Skip all pictures, then copy the lines from the start of the data through the line with "(rftl) -- (rftr);", keeping both ends.
******
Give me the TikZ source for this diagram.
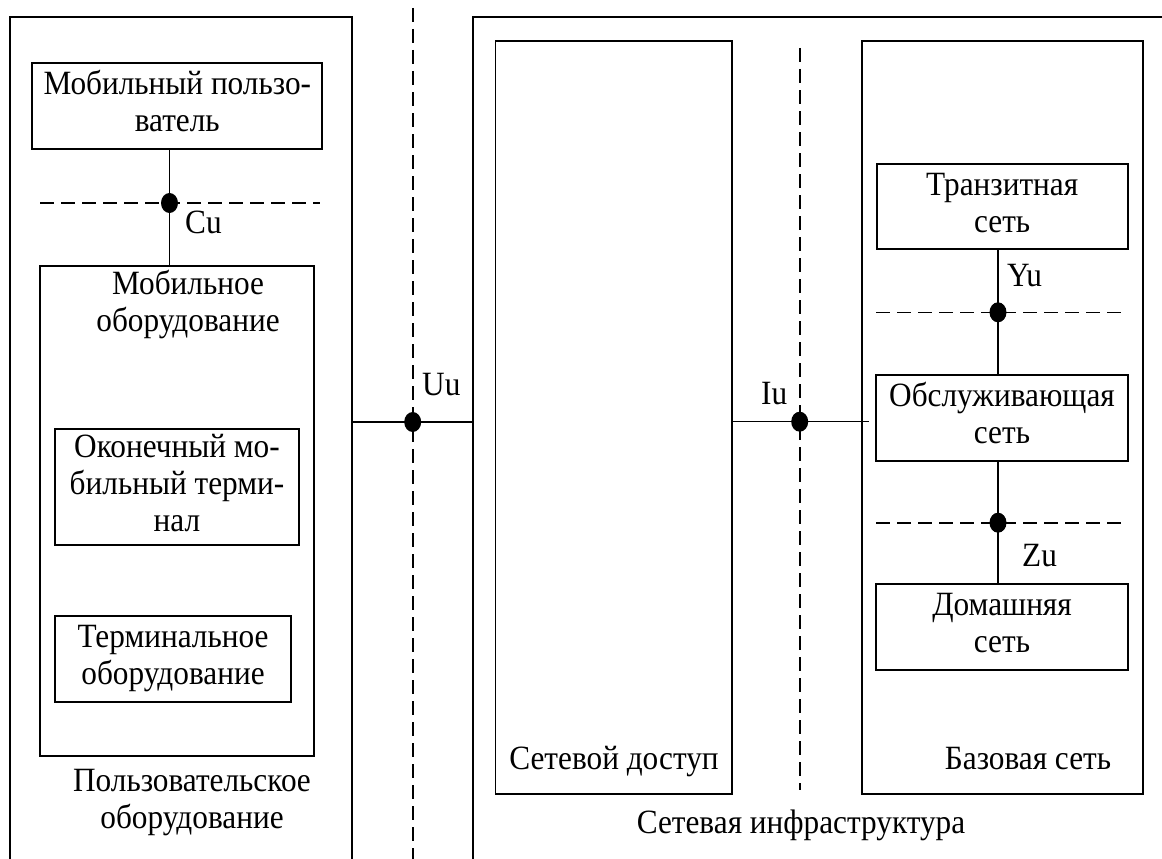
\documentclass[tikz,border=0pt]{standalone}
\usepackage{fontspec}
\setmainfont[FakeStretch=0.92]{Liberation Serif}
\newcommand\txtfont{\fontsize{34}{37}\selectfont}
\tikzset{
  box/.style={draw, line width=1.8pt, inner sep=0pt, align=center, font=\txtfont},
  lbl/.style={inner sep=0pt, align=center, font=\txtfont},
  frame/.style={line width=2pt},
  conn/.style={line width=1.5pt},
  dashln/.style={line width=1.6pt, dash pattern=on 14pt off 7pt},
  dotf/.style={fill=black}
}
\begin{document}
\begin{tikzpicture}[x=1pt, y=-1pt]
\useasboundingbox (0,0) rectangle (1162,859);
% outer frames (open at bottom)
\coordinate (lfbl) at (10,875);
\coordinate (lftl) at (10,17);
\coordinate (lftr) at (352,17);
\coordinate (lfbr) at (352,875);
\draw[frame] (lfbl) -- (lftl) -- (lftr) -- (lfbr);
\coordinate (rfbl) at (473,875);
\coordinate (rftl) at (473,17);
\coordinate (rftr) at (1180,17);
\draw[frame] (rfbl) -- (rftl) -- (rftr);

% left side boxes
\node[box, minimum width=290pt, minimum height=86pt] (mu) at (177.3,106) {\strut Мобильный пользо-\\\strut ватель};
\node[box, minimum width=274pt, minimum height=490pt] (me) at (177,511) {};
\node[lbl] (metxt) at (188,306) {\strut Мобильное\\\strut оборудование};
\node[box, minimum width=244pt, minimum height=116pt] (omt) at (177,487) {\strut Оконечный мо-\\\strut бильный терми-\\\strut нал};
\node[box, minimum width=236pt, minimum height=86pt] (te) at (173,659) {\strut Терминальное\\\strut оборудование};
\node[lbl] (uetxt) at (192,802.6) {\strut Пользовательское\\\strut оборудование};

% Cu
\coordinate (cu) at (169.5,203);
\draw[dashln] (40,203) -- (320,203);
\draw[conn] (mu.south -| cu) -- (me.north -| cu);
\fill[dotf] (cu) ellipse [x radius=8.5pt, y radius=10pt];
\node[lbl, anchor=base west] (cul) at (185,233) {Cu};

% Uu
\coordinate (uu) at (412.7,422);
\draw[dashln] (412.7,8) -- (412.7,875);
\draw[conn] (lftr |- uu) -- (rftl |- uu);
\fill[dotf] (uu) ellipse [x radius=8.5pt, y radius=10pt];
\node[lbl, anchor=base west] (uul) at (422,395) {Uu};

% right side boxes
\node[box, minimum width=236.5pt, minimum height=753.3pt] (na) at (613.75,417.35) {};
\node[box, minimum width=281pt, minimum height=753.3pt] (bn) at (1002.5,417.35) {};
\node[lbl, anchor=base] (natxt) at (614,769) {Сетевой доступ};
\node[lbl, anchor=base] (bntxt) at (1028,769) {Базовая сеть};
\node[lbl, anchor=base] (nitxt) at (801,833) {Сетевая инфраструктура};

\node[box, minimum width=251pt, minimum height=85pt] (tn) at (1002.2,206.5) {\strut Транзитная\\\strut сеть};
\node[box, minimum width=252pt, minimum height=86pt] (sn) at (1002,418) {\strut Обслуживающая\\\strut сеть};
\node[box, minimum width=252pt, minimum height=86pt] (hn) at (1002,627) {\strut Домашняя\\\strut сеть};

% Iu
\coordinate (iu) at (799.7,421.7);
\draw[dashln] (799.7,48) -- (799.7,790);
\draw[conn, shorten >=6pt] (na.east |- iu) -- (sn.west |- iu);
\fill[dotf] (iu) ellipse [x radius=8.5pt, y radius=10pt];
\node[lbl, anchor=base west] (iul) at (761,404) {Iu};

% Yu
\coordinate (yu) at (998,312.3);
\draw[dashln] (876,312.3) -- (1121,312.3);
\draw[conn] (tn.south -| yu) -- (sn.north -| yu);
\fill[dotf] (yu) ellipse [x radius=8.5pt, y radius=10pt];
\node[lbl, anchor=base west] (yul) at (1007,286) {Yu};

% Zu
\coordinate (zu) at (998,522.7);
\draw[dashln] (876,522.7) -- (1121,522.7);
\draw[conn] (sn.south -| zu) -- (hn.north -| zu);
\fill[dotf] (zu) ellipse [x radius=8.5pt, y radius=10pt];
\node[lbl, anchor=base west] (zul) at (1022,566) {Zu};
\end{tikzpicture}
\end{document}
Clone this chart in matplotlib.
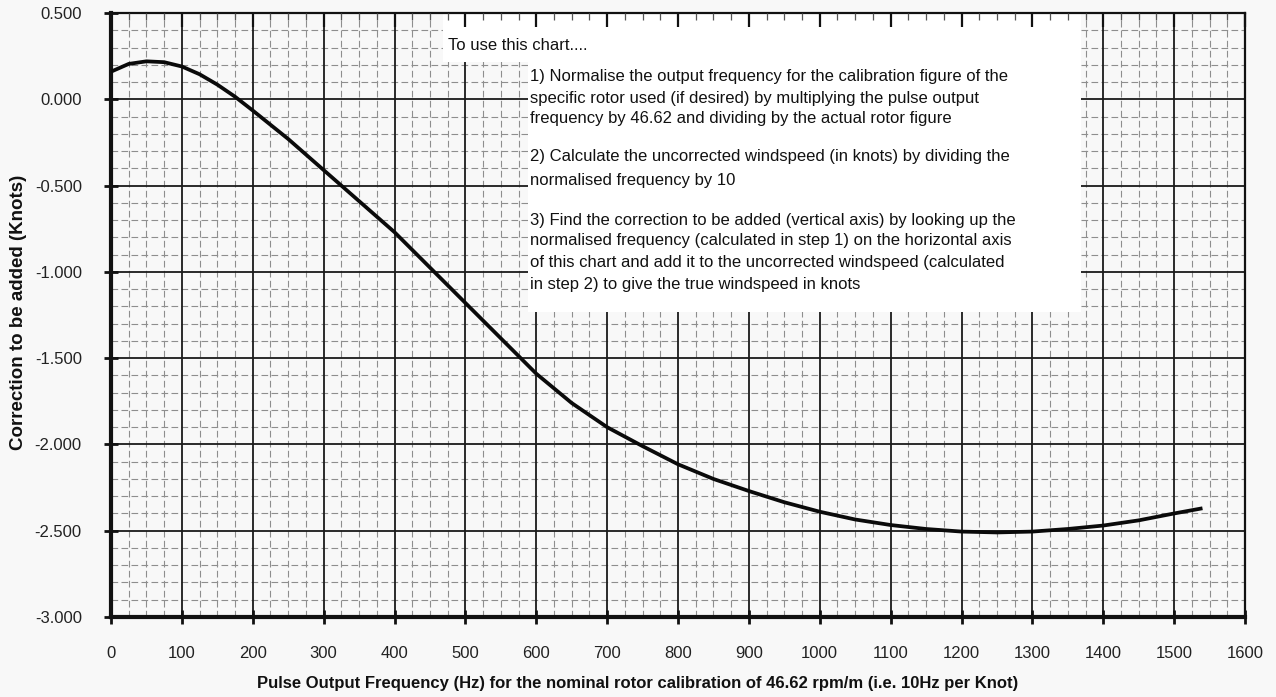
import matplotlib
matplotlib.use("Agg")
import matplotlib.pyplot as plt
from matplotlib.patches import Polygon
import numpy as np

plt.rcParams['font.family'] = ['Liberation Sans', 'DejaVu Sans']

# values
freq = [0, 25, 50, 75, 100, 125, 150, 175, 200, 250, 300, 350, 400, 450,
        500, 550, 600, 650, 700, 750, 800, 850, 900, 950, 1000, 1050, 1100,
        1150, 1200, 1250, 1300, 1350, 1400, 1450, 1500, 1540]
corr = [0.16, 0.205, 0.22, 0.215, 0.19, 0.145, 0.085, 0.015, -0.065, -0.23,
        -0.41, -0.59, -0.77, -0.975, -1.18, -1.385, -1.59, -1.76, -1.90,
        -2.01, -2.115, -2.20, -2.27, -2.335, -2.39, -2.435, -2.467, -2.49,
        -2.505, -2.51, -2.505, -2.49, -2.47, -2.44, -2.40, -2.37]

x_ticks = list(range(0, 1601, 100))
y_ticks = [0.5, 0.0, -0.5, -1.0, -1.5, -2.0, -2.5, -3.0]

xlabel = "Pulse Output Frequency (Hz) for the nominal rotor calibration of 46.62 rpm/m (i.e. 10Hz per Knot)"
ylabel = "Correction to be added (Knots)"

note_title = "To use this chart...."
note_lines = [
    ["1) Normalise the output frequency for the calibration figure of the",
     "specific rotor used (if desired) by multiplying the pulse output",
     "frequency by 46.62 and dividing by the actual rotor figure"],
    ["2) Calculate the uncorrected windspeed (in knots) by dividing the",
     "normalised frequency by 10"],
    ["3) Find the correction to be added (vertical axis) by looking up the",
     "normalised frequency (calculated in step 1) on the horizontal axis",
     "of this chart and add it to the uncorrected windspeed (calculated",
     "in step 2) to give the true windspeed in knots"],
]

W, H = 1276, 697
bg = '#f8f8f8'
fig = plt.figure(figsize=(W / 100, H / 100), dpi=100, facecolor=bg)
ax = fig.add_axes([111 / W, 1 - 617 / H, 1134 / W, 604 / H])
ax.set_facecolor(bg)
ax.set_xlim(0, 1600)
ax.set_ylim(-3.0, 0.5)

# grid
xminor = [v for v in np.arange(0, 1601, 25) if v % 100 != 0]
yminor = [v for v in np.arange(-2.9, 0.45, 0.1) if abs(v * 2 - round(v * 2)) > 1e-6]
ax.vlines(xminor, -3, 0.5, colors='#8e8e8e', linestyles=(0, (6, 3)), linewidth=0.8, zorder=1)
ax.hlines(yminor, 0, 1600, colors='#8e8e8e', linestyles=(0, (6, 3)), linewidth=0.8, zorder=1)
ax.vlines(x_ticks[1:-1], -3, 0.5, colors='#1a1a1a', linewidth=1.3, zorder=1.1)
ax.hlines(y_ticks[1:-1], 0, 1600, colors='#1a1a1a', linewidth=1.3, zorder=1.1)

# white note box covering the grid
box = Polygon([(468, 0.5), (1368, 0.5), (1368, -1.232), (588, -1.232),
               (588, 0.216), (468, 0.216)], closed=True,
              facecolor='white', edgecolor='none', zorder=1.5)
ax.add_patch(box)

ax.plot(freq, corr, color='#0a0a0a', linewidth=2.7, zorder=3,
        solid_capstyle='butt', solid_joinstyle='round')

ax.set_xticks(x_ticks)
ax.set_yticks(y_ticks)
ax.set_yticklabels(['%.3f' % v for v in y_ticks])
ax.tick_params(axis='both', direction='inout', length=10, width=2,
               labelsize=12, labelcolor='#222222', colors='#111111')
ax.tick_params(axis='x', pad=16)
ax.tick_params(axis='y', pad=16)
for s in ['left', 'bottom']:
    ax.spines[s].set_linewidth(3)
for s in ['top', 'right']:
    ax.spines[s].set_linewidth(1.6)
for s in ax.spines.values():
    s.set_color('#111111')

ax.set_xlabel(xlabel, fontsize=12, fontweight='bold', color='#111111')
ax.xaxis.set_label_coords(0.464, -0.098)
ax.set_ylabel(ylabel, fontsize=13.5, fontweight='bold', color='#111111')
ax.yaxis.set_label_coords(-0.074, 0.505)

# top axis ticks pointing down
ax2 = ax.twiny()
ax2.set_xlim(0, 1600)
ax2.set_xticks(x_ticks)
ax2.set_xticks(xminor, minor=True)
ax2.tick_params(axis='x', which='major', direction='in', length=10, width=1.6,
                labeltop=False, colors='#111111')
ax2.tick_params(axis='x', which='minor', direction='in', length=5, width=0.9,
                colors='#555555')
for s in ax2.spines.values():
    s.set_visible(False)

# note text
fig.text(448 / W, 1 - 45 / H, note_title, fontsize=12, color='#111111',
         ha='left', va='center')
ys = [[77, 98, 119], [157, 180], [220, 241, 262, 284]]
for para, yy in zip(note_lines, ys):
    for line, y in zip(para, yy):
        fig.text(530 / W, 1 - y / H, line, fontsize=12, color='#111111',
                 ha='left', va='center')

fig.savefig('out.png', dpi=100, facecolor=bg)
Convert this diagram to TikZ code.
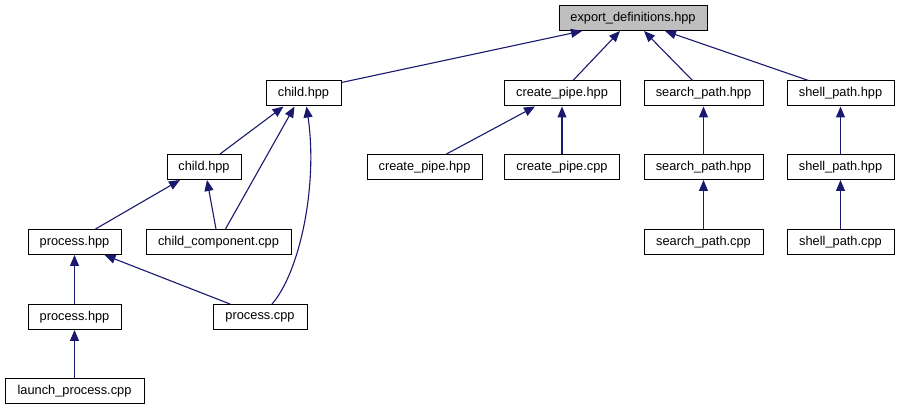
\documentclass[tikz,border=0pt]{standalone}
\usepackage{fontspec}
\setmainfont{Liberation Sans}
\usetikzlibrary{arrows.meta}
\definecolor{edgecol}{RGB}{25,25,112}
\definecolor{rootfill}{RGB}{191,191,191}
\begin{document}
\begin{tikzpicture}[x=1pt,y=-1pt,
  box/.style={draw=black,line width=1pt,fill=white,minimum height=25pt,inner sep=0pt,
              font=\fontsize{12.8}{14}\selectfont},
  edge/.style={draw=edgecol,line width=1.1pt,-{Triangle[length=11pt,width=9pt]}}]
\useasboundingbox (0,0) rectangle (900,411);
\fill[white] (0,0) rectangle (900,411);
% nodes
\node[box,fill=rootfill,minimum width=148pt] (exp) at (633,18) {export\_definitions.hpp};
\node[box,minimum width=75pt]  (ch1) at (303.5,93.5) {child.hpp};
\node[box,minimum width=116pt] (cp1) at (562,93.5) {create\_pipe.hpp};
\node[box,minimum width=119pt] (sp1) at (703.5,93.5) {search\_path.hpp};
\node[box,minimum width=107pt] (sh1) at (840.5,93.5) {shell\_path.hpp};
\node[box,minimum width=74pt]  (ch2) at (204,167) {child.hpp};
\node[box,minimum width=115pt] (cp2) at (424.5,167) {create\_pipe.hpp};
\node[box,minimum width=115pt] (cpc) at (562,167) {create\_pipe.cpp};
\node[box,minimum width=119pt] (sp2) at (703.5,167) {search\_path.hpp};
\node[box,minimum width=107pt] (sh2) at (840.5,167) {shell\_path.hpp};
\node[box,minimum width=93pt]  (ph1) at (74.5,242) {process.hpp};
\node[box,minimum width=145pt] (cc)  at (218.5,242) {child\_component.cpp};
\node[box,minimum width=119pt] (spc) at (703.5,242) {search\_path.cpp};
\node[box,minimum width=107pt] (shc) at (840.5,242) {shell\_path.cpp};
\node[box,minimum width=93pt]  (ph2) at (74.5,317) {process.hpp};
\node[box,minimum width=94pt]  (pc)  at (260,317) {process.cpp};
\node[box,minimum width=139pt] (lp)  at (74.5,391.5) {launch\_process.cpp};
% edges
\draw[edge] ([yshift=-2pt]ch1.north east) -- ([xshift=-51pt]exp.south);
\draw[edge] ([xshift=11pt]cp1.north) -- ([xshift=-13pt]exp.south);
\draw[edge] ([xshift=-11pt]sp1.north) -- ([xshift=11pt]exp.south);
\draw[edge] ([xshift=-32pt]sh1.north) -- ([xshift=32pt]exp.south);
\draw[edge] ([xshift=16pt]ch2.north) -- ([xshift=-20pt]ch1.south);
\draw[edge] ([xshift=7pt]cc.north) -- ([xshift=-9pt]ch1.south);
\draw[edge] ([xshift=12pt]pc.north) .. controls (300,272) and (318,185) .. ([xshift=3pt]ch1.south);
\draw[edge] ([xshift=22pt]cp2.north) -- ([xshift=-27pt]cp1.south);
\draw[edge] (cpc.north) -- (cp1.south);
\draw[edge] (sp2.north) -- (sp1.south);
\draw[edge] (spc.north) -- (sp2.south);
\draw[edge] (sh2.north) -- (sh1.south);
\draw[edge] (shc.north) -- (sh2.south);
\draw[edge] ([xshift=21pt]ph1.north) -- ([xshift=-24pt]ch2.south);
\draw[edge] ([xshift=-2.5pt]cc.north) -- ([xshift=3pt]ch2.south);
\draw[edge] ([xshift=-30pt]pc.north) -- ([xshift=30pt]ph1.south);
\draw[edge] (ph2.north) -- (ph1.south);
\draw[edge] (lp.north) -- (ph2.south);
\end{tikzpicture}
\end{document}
******
● RESPONSE TO THIS TASK:
Give me the TikZ source for this diagram.
\documentclass[tikz,border=0pt]{standalone}
\usepackage{fontspec}
\setmainfont[FakeStretch=0.92]{Liberation Serif}
\newcommand\txtfont{\fontsize{34}{37}\selectfont}
\tikzset{
  box/.style={draw, line width=1.8pt, inner sep=0pt, align=center, font=\txtfont},
  lbl/.style={inner sep=0pt, align=center, font=\txtfont},
  frame/.style={line width=2pt},
  conn/.style={line width=1.5pt},
  dashln/.style={line width=1.6pt, dash pattern=on 14pt off 7pt},
  dotf/.style={fill=black}
}
\begin{document}
\begin{tikzpicture}[x=1pt, y=-1pt]
\useasboundingbox (0,0) rectangle (1162,859);
% outer frames (open at bottom)
\coordinate (lfbl) at (10,875);
\coordinate (lftl) at (10,17);
\coordinate (lftr) at (352,17);
\coordinate (lfbr) at (352,875);
\draw[frame] (lfbl) -- (lftl) -- (lftr) -- (lfbr);
\coordinate (rfbl) at (473,875);
\coordinate (rftl) at (473,17);
\coordinate (rftr) at (1180,17);
\draw[frame] (rfbl) -- (rftl) -- (rftr);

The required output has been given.